They and the wall plates were cut about especially where the dormers were inserted and in those areas, as you can see, there is new work and a new wall plate on the south side.
The Landmark Trust by this time had bought Church View and it was possible to extend the first floor of Parish House into it, taking down the wall between the two and rebuilding it further west, so that all the trusses except for the one that was pulled down when the old church house became two cottages, are now in the Parish House. On the ground floor the party wall remained where it was before. The partitions and passages which had accumulated during its life as a cottage were removed except for one original 17th-century wooden screen on the first floor, found within later plaster-work. It was repaired and now divides the sitting room from the main bedroom.
Steel tie-rods were inserted in several places where the walls showed signs of leaning outwards.
No access was now needed between the new ground floor parish room and the Landmark part of the building, so the staircase was removed and re-built in a straight and simple form in the north wing. At the top of the old staircase there had been three different levels, now there is one. The door between the new parish room and the north wing lean-to was blocked up.
The first floor in the north wing was uncomfortably low so the level of the first floor was slightly altered. A new front door for the Landmark part of the house was inserted. On either side of the door in the kitchen is a limestone shelf that was probably used for maturing cheeses.
Fairly extensive general repairs were needed: the house was re-roofed, using all the old 'double Roman' tiles that were sound; the window-frames were rotten and had to be renewed. One window, in the north side of the main bedroom was given a mullion window, like those that were there originally, the others are like the 18th-century windows that replaced the mullions, but they have leaded lights. New oak floors were laid in the first floor rooms, and the house was re-wired. The wirescape that festooned the front of the house was removed and the wires run underground.
A plaque by the front door saying the house was built circa 1539 by Richard Whiting last abbot of Glastonbury Abbey, was removed as inaccurate. The Parish House was almost certainly built before 1539 and was not built by any abbot, but by the parishioners of Baltonsborough.

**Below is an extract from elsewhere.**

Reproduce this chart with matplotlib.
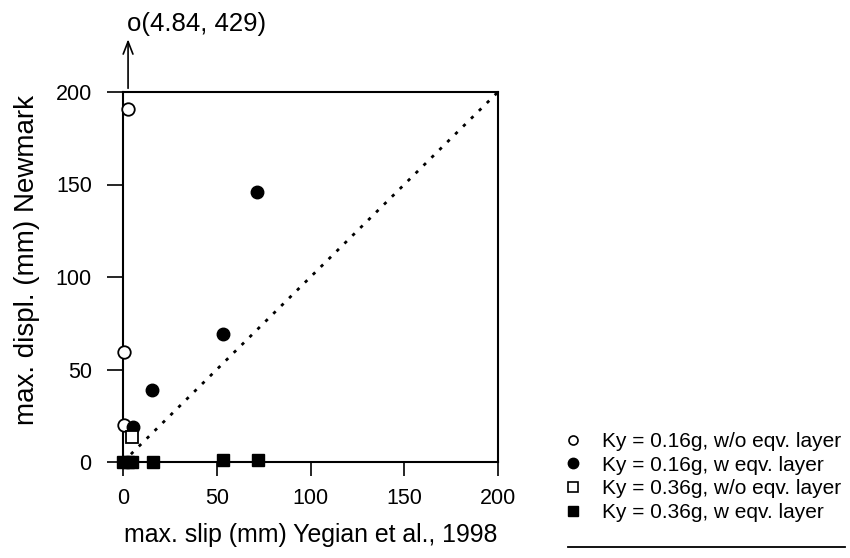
import matplotlib
matplotlib.use("Agg")
import matplotlib.pyplot as plt
from matplotlib.lines import Line2D

plt.rcParams['font.family'] = ['Liberation Sans', 'DejaVu Sans']

# Data
open_circ_x = [2.7, 0.5, 0.5]
open_circ_y = [191, 59.5, 20]
fill_circ_x = [5.5, 15.5, 53.5, 71.5]
fill_circ_y = [19, 39, 69, 146]
open_sq_x = [4.8]
open_sq_y = [13.5]
fill_sq_x = [0, 2.5, 5, 16, 53.5, 72]
fill_sq_y = [0, 0, 0, 0, 1, 1]
outlier_x, outlier_y = 4.84, 429
xticks = [0, 50, 100, 150, 200]
yticks = [0, 50, 100, 150, 200]
labels = ["Ky = 0.16g, w/o eqv. layer", "Ky = 0.16g, w eqv. layer",
          "Ky = 0.36g, w/o eqv. layer", "Ky = 0.36g, w eqv. layer"]

fig = plt.figure(figsize=(8.5, 5.58), dpi=100)
ax = fig.add_axes([123/850, 1-462/558, (498-123)/850, (462-92)/558])
ax.set_xlim(0, 200)
ax.set_ylim(0, 200)

ax.plot([0, 200], [0, 200], color='black', lw=2, linestyle=(0, (1.2, 2.8)), zorder=1)

ms = 9
ax.plot(open_circ_x, open_circ_y, 'o', mfc='white', mec='black', mew=1.3, ms=ms, clip_on=False, zorder=3)
ax.plot(fill_circ_x, fill_circ_y, 'o', mfc='black', mec='black', ms=ms, clip_on=False, zorder=3)
ax.plot(open_sq_x, open_sq_y, 's', mfc='white', mec='black', mew=1.3, ms=ms, clip_on=False, zorder=3)
ax.plot(fill_sq_x, fill_sq_y, 's', mfc='black', mec='black', ms=ms, clip_on=False, zorder=3)

for s in ax.spines.values():
    s.set_linewidth(1.5)
ax.set_xticks(xticks)
ax.set_yticks(yticks)
ax.tick_params(axis='y', direction='out', length=11.5, width=1.2, pad=11, labelsize=15.5)
ax.tick_params(axis='x', direction='out', length=10, width=1.2, pad=9, labelsize=15.5)
ax.set_xlabel("max. slip (mm) Yegian et al., 1998", fontsize=17.9, labelpad=10)
ax.set_ylabel("max. displ. (mm) Newmark", fontsize=20)
ax.yaxis.set_label_coords(-0.222, 0.546)

# Off-scale point annotation
ax.annotate('', xy=(2.7, 230), xytext=(2.7, 200.5), xycoords='data',
            arrowprops=dict(arrowstyle='->,head_length=0.9,head_width=0.35', color='black', lw=1.2),
            annotation_clip=False)
ax.text(2.0, 237, "o(%.2f, %d)" % (outlier_x, outlier_y), fontsize=18.5, ha='left', va='center',
        clip_on=False)

handles = [
    Line2D([], [], marker='o', ls='', mfc='white', mec='black', mew=1.2, ms=6.5),
    Line2D([], [], marker='o', ls='', mfc='black', mec='black', ms=7.5),
    Line2D([], [], marker='s', ls='', mfc='white', mec='black', mew=1.2, ms=6.5),
    Line2D([], [], marker='s', ls='', mfc='black', mec='black', ms=7.5),
]
leg = fig.legend(handles, labels, loc='center left', bbox_to_anchor=(554/850, 1-477/558),
                 frameon=False, fontsize=15, handlelength=0.8, handletextpad=1.0,
                 labelspacing=0.23, borderpad=0)
fig.add_artist(Line2D([568/850, 845/850], [1-547/558, 1-547/558], color='black', lw=1.3))

fig.savefig("out.png", dpi=100)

Much thought was given as to how the rooms should be used. At one time the kitchen was going to be next door to the sitting room, with both bedrooms in the wing. but in the end a ground floor kitchen with direct access to a sheltered sitting out area seemed obviously right.
Outside, a carpark was made and Church View was given a garden separate from the Parish House. On the south front the low stone wall was removed and a path of stone flags laid.